Typical application: when data reliability is needed, but total storage requirements are modest. Small servers typically have two drives in a RAID-1 configuration for all of the system and the user data.

RAID 5

A minimum of three disks, although often more are used, with the data spread over them in such a way that the system can tolerate any one disk failing without data loss. Three 1TB disks in a RAID-5 configuration gives a total storage capacity of 2TB. Key points:

  • capacity: the storage capacity of one disk is lost
  • reliability: no data loss if one drive fails
  • speed: fast reads, writes can be slower

Writing to a RAID-5 array is more complex than a single disk or the simpler RAID levels, and for this reason (amongst others) sometimes a dedicated “RAID controller” card is used, which removes the processing overhead of RAID-5 from the system CPU.

Typical application: modest data stores.

RAID 6

Similar to RAID-5, but can tolerate the loss of two disks. A minimum of four disks are required; four 1TB disks in a RAID-6 configuration would give a total storage capacity of 2TB.

  • capacity: the storage capacity of two disks is lost
  • reliability: no data loss if two drives fail
  • speed: fast reads, writes can be slower

Writing to a RAID-6 array has the same considerations as RAID-5.

Typical application: mid-size data stores.

RAID 10, 50 and 60

These are RAID levels built by combining disks in multiple RAID configurations. For example, RAID-60 is two RAID-6 arrays which are then combined into a RAID-0 array. These RAID levels are typically used for larger data stores.

Disk Failure

The more disks you have, the more often you will experience disk failure.

Let’s assume that a disk fails, on average, after five years. If you have an array of five disks, you can expect, on average, one disk failure per year.

However, if your five disks were bought at the same time from one supplier, there is a reasonable chance that they are all from the same batch – and then the life of each disk is more likely to be very similar. So, after three years, one disk fails; by year four, all five disks may have been replaced.

Why does that matter? Because rebuilding a RAID array takes some time, and the time it takes is approximately proportional to the size of the component disks – it takes longer to rebuild a 4TB disk in an array than a 1TB disk. Disk capacity is growing much faster than disk speed, so as technology advances, RAID array rebuilds are taking longer.  Furthermore, rebuilding a RAID array puts the remaining disks under a high workload, stressing them and increasing the likelihood of another disk failure. In a RAID 5 array, if one of the remaining disks fails during that time, all data is lost.

It is for these reasons that more care must be taken when designing a large data store, and RAID 50 or (ideally) 60 is to be preferred for such environments.

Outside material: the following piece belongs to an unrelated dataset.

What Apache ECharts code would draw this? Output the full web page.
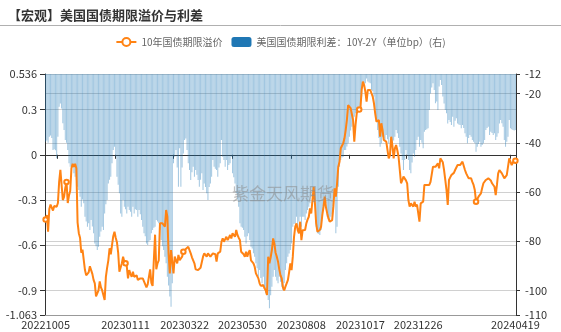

Ignorance may not be bliss

The only way that the redundant disks can help save your data is if a failed disk is immediately replaced. The whole point of disk redundancy is that when a disk fails, the system carries on working as before. Without effective monitoring of your disk arrays, you won’t know that a disk has failed.

If you take nothing else from this page, take this: using RAID techniques to mitigate against hardware failure is pointless unless you monitor your RAID arrays.

You will know sooner or later, of course. If you have RAID-1, disk mirroring, in place, and you have no monitoring to detect the failure of one disk, you’ll certainly be aware when the second one fails. And yes, people really do do this.

Exactly how to monitor the RAID depends upon how it is implemented. It’s possible to manage RAID from Linux itself using the mdadm utility; that utility also includes a level of RAID monitoring and notification. Hardware RAID controllers will need to use other utilities, depending upon the manufacturer of the controller.

Finally

RAID technology is a great way of improving disk performance, capacity and reliability – but to do so effectively requires a little planning and forethought. Oh, and did I mention monitoring?